Recorded information:
## BEGIN

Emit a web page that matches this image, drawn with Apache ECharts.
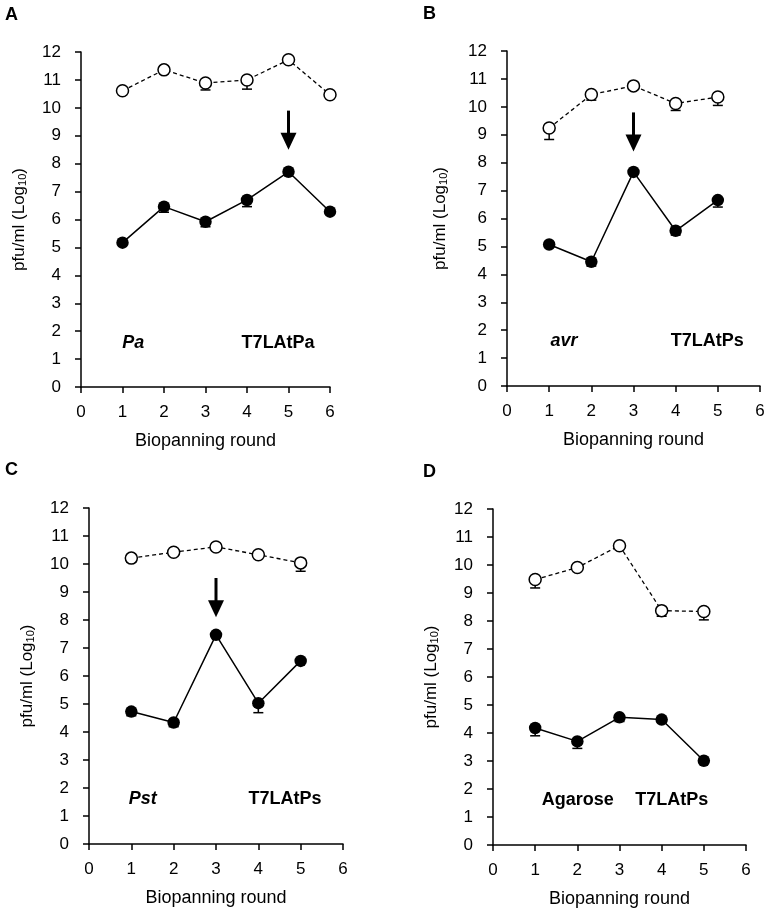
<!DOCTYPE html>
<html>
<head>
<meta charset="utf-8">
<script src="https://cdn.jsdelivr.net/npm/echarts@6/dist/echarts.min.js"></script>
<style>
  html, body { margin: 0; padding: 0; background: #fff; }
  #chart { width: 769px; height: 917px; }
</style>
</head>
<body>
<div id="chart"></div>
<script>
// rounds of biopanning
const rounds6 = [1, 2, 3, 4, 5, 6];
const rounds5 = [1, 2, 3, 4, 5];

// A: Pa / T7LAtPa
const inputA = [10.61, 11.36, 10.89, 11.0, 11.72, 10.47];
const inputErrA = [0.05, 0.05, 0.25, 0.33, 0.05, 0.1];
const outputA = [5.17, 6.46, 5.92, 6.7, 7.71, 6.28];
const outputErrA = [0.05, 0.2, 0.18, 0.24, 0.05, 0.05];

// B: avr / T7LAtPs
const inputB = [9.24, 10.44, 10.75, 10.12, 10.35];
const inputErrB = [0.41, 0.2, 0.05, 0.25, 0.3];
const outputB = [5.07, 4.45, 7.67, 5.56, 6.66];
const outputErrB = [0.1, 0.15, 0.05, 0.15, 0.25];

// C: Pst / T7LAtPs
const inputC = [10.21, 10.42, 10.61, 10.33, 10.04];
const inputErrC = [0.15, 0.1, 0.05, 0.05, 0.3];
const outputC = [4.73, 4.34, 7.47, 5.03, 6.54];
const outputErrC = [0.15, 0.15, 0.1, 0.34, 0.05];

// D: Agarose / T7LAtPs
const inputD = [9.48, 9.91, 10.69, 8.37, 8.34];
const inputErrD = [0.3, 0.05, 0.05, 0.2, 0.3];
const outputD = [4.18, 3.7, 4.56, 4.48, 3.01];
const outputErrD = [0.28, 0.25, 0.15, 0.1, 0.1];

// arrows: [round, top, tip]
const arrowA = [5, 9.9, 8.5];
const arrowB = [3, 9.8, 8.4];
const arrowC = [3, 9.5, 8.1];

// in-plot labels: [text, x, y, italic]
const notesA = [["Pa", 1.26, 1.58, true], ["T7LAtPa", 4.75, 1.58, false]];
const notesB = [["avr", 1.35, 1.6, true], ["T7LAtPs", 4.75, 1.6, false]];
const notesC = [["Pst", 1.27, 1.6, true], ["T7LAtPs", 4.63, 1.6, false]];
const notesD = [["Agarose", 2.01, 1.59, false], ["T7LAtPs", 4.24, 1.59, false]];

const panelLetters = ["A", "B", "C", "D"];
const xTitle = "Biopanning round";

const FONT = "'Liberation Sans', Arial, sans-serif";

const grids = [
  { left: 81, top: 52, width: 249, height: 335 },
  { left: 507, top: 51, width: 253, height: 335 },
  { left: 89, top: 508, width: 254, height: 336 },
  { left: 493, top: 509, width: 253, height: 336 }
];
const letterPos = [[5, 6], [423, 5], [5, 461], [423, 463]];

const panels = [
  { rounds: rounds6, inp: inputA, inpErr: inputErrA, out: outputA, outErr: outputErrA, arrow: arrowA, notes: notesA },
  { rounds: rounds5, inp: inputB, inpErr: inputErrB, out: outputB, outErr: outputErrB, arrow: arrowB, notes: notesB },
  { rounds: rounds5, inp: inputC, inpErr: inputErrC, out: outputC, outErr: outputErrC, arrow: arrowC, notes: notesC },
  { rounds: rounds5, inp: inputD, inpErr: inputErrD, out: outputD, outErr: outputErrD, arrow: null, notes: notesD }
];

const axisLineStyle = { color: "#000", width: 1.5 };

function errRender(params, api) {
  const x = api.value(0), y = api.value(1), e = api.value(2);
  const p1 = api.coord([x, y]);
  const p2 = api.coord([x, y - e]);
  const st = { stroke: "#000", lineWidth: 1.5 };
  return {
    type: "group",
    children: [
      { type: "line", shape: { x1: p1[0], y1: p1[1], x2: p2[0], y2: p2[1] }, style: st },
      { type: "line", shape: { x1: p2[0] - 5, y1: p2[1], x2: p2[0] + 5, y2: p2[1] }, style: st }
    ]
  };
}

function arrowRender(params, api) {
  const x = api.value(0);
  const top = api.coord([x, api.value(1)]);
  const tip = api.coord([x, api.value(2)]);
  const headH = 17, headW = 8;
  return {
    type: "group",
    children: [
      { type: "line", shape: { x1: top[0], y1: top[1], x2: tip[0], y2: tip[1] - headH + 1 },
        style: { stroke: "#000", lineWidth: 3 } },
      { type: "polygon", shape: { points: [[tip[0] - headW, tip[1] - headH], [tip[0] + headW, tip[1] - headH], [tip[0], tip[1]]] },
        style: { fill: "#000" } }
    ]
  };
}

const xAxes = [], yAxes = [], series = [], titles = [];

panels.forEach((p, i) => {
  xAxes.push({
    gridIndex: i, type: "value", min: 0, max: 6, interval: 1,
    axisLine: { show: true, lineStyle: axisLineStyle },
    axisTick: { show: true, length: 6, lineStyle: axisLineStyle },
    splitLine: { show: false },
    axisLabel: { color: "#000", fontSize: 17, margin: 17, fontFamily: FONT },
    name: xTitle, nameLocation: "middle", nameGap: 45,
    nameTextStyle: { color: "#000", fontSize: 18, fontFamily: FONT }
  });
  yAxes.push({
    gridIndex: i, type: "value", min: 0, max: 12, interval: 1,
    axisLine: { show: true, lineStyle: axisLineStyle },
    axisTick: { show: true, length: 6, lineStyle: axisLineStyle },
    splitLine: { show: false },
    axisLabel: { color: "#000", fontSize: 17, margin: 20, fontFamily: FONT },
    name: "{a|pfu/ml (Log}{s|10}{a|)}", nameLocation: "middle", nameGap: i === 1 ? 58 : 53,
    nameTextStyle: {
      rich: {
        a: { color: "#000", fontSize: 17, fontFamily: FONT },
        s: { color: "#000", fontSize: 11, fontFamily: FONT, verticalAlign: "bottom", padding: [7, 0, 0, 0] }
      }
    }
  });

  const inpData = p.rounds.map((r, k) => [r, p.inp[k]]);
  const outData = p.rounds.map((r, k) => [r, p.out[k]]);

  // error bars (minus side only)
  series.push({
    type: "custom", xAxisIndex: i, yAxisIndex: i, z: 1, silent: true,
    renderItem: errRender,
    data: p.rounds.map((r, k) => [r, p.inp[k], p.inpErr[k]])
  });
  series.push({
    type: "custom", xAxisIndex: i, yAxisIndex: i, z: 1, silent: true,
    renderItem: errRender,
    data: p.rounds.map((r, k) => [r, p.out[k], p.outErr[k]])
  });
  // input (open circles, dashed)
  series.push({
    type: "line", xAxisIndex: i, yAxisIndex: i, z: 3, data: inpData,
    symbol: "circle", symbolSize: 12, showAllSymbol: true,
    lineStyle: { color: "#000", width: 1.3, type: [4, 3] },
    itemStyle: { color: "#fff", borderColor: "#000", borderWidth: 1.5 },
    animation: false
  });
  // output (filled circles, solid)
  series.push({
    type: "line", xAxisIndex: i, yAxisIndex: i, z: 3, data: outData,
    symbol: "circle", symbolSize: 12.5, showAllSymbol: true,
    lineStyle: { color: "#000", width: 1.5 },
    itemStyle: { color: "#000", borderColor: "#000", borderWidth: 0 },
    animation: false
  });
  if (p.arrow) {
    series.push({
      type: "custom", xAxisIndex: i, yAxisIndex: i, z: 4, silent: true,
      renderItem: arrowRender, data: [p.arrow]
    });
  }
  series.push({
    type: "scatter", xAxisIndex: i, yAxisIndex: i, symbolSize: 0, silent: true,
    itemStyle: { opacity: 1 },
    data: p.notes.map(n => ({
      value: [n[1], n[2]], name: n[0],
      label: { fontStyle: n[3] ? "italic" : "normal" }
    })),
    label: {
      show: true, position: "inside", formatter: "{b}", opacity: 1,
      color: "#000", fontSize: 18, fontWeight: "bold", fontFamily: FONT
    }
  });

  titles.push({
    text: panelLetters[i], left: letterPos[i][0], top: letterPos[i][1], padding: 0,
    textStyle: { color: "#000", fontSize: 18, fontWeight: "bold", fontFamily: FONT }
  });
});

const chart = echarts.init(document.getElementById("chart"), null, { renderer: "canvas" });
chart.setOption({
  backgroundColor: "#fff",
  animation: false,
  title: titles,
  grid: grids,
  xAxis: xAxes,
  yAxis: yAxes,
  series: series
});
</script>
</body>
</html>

## END

Goal:
Make an exact copy of the lines from the top of the material through the line with "const arrowC = [3, 9.5, 8.1];", pictures excluded.

Result below:
Emit a web page that matches this image, drawn with Apache ECharts.
<!DOCTYPE html>
<html>
<head>
<meta charset="utf-8">
<script src="https://cdn.jsdelivr.net/npm/echarts@6/dist/echarts.min.js"></script>
<style>
  html, body { margin: 0; padding: 0; background: #fff; }
  #chart { width: 769px; height: 917px; }
</style>
</head>
<body>
<div id="chart"></div>
<script>
// rounds of biopanning
const rounds6 = [1, 2, 3, 4, 5, 6];
const rounds5 = [1, 2, 3, 4, 5];

// A: Pa / T7LAtPa
const inputA = [10.61, 11.36, 10.89, 11.0, 11.72, 10.47];
const inputErrA = [0.05, 0.05, 0.25, 0.33, 0.05, 0.1];
const outputA = [5.17, 6.46, 5.92, 6.7, 7.71, 6.28];
const outputErrA = [0.05, 0.2, 0.18, 0.24, 0.05, 0.05];

// B: avr / T7LAtPs
const inputB = [9.24, 10.44, 10.75, 10.12, 10.35];
const inputErrB = [0.41, 0.2, 0.05, 0.25, 0.3];
const outputB = [5.07, 4.45, 7.67, 5.56, 6.66];
const outputErrB = [0.1, 0.15, 0.05, 0.15, 0.25];

// C: Pst / T7LAtPs
const inputC = [10.21, 10.42, 10.61, 10.33, 10.04];
const inputErrC = [0.15, 0.1, 0.05, 0.05, 0.3];
const outputC = [4.73, 4.34, 7.47, 5.03, 6.54];
const outputErrC = [0.15, 0.15, 0.1, 0.34, 0.05];

// D: Agarose / T7LAtPs
const inputD = [9.48, 9.91, 10.69, 8.37, 8.34];
const inputErrD = [0.3, 0.05, 0.05, 0.2, 0.3];
const outputD = [4.18, 3.7, 4.56, 4.48, 3.01];
const outputErrD = [0.28, 0.25, 0.15, 0.1, 0.1];

// arrows: [round, top, tip]
const arrowA = [5, 9.9, 8.5];
const arrowB = [3, 9.8, 8.4];
const arrowC = [3, 9.5, 8.1];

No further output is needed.